The regulations regarding Internal dealing
The regulation on internal dealing - i.e., the transparency of transactions regarding shares of listed companies and related financial instruments carried out by officers of the companies involved and by persons closely connected with the latter - is provided for in article 114 of the Unified Financial Act (as amended following the implementation of the EEC rules concerning market abuse through the "EEC Law" 2004 - Law n. 62 of April 18, 2005) and in articles 152-sexies to 152-octies, as well as in attachment 6 of the so-called Issuers Regulation, published by Consob with resolution no. 11971 dated May 14, 1999, as subsequently amended).

As far as Enel Green Power is concerned, the rules currently in force are applicable to transactions involving the purchase, sale, subscription, and exchange of Enel Green Power shares or related financial instruments carried out by "important persons". This category consists of shareholders who own, directly and/or indirectly, at least 10% of the share capital of Enel Green Power S.p.A. (therefore Enel S.p.A.), the Directors and the regular Statutory Auditors of the aforesaid Enel Green Power S.p.A., as well as (as of today) 5 additional Enel Green Power executives holding positions identified according to the relevant regulations (and specified, together with the names of the Directors and the regular Statutory Auditors, on the attached list), because they have regular access to privileged information and are entitled to make management decisions that can affect Enel Green Power's development and prospects.
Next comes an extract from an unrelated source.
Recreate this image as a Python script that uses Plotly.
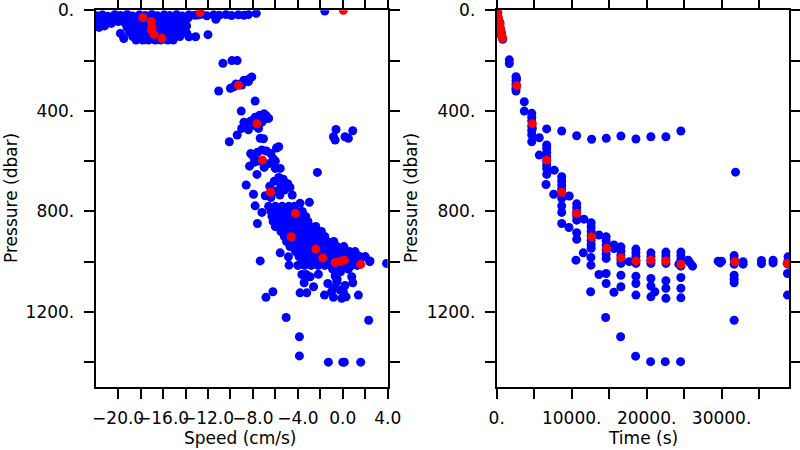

Transactions and persons subject to the regulations in force
Internal dealing transparency requirements do not apply in the event of transactions – including those carried out by persons closely connected with the "important persons" - whose total value in one year is at least 5,000. Euros. Following the aforementioned notification, important persons shall notify those transactions whose overall amount is at least 5,000 euros within year end.

Blocking periods
In order to raise the governance standards of the Company if compared to the regulations currently in force, the Board of Directors of Enel Green Power considered it advisable to provide for the obligation for "important persons" (other than shareholders who own stakes amounting to 10% or more of the capital of Enel Green Power) to abstain from carrying out transactions subject to the internal-dealing regulations during two blocking periods lasting approximately one month each around the time of the approval of the year-end draft financial statements and of the half-year report by the Board of Directors.  

Such provision is aimed at preventing the "important persons" from carrying out transactions that the market might perceive as suspect, because they take place during periods of the year that are particularly sensitive for corporate information.